Problem details:
Tell how many lines contain the word "that". Reply with the number only.

Records:
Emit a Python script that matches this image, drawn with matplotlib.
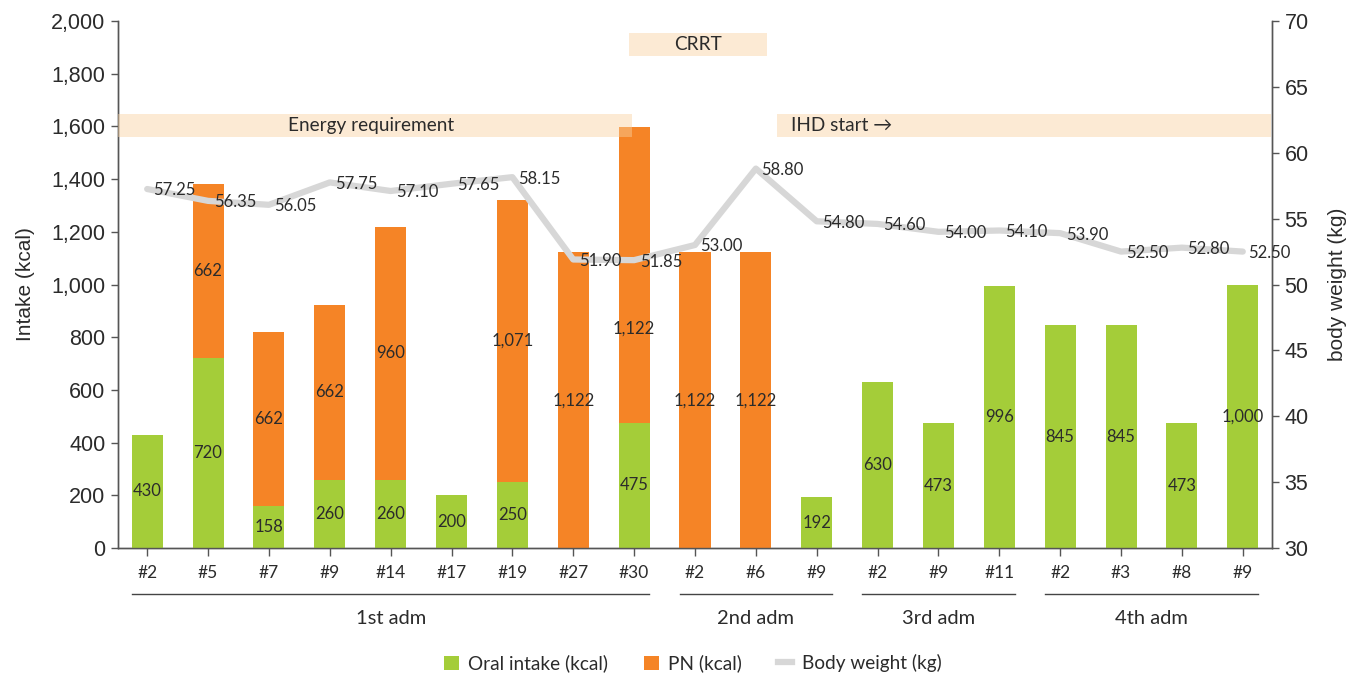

...

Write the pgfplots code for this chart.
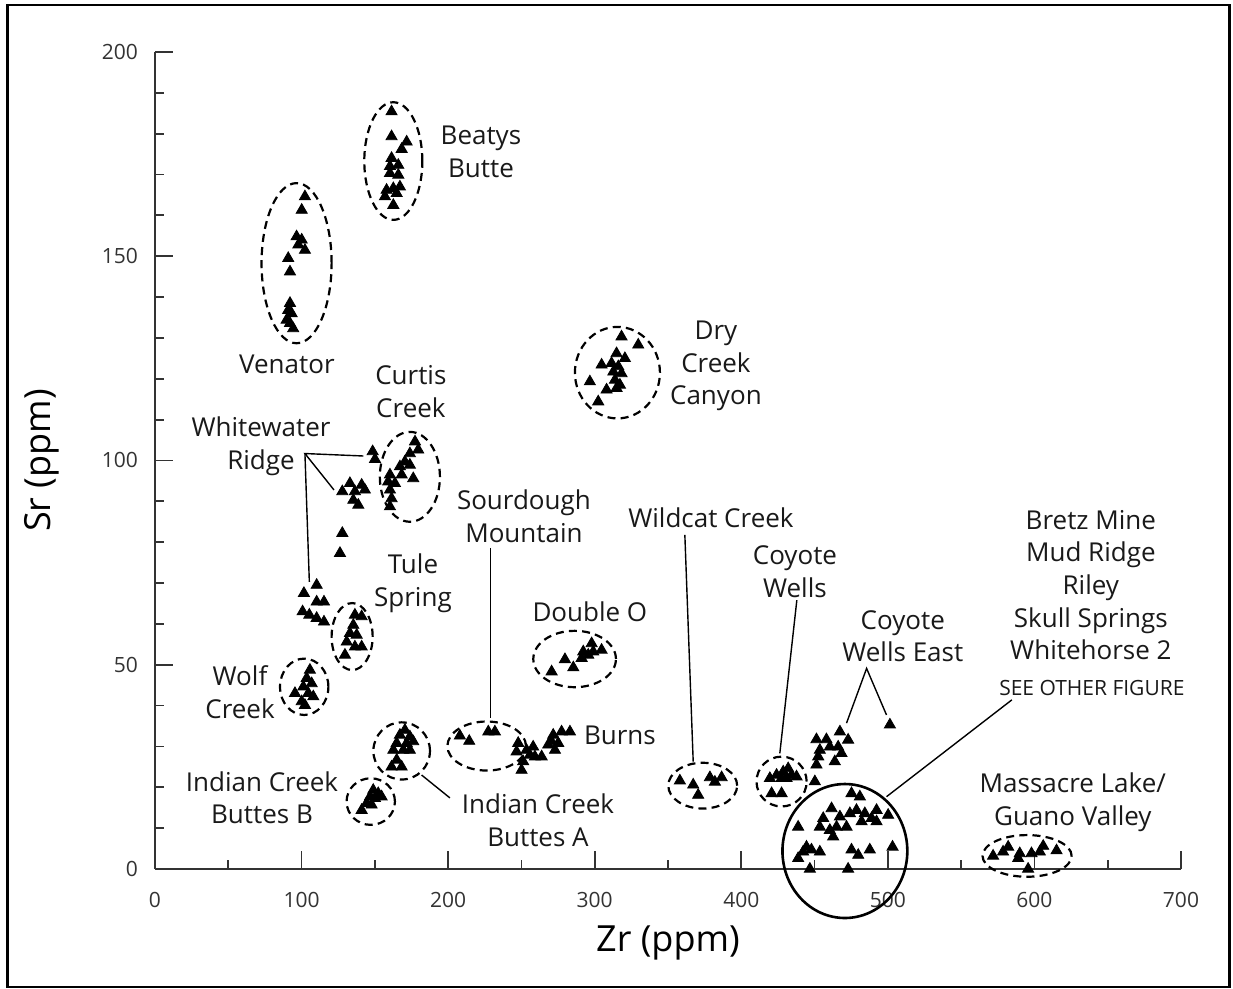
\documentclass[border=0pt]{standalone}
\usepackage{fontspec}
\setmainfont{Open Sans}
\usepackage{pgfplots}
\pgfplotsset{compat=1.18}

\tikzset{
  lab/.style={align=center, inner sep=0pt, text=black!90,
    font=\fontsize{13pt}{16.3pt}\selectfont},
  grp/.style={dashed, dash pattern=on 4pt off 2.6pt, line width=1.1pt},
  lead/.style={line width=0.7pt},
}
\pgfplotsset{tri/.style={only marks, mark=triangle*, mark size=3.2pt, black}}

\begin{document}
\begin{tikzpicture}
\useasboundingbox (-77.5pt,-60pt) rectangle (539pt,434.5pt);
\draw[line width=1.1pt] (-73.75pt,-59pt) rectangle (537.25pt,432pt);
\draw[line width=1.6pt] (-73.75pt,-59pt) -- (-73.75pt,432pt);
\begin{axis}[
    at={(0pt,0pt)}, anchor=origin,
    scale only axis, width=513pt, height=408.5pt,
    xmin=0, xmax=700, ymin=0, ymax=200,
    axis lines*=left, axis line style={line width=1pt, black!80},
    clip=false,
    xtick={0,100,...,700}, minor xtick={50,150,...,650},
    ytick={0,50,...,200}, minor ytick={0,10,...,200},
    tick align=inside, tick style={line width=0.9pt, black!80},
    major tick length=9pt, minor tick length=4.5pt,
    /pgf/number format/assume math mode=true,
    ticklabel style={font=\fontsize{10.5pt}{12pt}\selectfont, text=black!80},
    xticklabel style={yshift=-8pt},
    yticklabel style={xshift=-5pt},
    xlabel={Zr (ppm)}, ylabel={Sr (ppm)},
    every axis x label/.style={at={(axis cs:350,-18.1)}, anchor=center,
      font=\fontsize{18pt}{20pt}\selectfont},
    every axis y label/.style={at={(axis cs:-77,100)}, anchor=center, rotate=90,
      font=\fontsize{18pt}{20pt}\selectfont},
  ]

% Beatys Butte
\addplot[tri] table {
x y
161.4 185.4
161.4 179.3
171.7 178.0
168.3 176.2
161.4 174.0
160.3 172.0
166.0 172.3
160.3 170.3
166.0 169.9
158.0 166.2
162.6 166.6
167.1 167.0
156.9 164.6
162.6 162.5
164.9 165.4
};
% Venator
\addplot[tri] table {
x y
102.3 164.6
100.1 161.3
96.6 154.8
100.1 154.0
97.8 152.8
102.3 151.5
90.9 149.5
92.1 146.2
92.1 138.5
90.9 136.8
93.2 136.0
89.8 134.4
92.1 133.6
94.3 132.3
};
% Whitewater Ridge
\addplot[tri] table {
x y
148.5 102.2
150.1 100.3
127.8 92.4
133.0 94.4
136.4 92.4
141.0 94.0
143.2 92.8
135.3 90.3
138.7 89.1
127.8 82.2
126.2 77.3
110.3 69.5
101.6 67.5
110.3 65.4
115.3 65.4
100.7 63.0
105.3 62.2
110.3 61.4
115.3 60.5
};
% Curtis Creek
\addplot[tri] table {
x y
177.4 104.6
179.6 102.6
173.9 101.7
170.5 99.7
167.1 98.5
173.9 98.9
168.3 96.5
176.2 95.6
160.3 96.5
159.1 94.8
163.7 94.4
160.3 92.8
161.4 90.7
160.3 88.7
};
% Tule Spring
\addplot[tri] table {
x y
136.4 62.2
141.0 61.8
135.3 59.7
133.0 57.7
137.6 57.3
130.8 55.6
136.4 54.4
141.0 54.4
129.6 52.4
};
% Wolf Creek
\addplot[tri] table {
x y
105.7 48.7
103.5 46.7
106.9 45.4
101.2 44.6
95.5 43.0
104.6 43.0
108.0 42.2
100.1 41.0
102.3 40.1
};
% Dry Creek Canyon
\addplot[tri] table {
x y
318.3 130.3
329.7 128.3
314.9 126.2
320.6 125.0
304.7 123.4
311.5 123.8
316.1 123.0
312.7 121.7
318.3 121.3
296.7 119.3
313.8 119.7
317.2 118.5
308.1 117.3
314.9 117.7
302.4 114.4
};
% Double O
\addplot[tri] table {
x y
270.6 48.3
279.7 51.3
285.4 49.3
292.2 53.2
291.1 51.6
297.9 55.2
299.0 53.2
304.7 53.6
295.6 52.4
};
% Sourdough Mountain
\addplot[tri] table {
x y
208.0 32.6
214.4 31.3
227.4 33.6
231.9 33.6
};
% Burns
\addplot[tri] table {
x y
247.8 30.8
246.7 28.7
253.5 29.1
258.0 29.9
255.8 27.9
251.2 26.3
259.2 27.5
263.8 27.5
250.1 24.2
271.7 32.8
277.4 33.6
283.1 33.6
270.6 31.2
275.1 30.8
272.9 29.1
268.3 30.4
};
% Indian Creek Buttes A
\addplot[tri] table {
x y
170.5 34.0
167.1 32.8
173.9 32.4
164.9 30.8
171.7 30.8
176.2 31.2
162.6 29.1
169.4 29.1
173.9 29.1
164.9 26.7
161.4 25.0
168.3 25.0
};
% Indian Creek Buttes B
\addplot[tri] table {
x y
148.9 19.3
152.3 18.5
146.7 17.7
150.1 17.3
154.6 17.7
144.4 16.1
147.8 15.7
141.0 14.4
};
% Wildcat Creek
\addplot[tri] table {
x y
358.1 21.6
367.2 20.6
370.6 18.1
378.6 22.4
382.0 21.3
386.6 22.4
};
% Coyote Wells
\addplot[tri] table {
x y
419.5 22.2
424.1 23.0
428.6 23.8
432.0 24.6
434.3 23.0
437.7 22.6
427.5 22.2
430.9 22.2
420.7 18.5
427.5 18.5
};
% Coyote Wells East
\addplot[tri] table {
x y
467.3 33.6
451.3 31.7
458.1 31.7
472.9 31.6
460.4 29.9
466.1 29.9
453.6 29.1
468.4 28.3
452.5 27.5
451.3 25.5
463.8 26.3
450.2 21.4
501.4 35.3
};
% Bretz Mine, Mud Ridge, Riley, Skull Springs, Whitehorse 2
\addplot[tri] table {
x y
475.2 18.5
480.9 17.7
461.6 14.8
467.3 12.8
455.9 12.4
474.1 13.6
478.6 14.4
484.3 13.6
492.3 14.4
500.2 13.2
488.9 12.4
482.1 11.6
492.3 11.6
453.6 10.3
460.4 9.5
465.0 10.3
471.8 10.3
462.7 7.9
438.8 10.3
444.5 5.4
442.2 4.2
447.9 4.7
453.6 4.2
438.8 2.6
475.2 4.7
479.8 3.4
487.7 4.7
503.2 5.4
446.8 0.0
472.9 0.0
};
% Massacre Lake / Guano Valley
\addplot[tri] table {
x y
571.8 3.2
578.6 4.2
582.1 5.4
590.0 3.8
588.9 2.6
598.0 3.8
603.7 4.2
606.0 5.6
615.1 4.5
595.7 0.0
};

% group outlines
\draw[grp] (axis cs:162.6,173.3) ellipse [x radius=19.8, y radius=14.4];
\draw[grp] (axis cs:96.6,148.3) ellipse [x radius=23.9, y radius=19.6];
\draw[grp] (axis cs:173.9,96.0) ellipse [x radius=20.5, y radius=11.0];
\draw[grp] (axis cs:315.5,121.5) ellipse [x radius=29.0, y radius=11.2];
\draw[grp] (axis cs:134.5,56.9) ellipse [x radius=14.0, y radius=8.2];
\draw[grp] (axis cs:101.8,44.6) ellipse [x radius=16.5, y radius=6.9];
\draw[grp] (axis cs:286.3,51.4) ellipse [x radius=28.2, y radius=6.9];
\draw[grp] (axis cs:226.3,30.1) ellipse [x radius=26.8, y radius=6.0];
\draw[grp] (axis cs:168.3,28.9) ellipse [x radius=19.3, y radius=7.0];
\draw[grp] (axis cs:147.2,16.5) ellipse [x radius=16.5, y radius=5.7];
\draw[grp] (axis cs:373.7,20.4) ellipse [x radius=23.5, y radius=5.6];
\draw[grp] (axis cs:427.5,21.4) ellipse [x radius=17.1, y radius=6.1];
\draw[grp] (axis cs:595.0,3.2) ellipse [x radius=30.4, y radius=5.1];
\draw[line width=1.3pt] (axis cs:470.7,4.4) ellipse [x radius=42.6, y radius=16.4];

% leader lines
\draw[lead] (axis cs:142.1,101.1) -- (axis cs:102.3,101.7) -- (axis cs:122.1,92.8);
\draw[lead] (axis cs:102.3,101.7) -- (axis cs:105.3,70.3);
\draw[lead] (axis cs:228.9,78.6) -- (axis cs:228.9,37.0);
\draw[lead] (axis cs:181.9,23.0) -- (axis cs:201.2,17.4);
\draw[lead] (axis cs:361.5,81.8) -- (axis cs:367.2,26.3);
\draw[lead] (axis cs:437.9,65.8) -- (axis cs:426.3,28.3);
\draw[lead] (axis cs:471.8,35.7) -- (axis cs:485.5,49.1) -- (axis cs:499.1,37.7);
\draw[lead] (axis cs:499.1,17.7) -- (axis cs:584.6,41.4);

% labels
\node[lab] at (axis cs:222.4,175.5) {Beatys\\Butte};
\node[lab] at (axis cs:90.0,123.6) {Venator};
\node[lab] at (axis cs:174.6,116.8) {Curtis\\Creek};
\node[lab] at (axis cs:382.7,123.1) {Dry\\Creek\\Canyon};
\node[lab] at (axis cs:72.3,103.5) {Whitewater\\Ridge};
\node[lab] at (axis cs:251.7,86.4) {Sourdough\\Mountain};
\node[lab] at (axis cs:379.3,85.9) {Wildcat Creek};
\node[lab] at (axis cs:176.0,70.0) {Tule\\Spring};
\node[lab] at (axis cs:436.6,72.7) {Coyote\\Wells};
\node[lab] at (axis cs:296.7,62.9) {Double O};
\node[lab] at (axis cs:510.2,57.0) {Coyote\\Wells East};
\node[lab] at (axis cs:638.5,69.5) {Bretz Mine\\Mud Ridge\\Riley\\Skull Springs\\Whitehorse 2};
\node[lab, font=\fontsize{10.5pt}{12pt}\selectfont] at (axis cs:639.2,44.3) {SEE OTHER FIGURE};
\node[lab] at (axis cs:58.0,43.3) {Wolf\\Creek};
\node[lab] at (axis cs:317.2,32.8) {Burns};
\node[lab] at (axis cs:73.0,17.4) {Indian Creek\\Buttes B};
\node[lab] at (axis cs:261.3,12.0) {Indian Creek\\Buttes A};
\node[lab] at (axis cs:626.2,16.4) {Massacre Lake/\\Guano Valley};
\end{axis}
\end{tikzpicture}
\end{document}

* * *

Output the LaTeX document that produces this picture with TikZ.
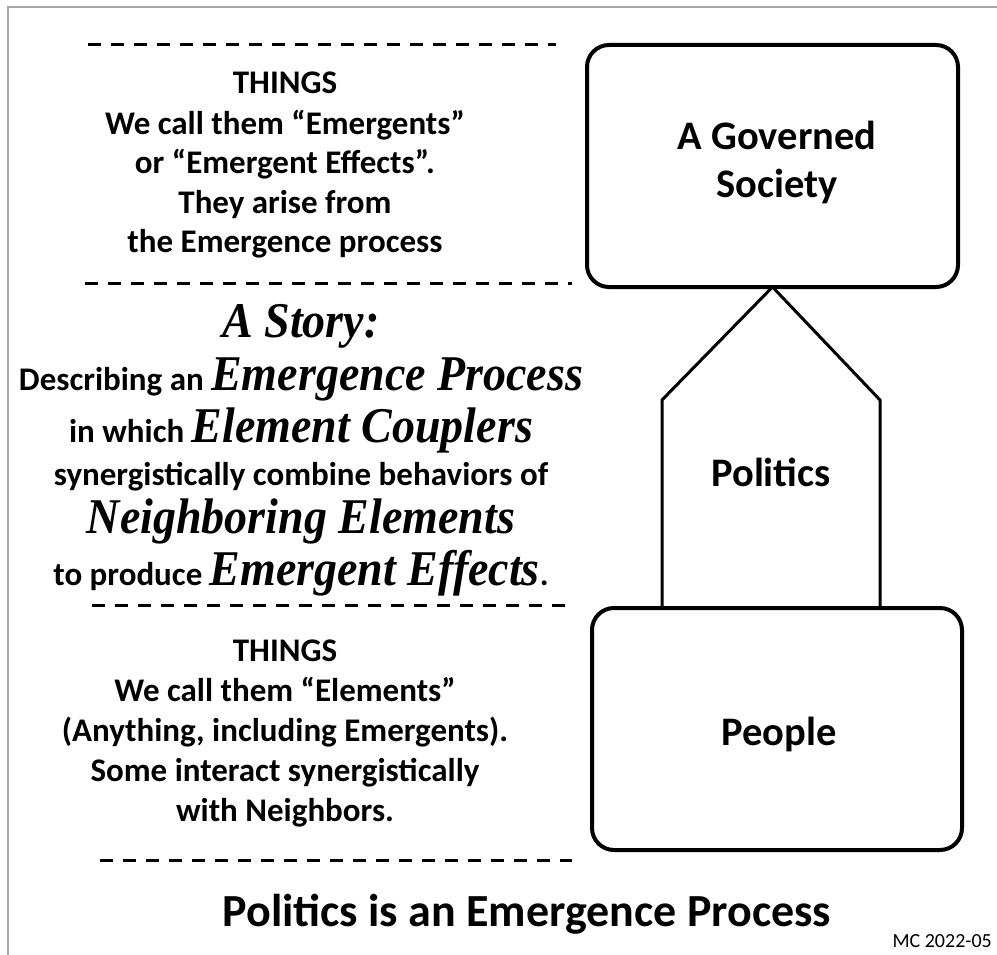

Correct output:
2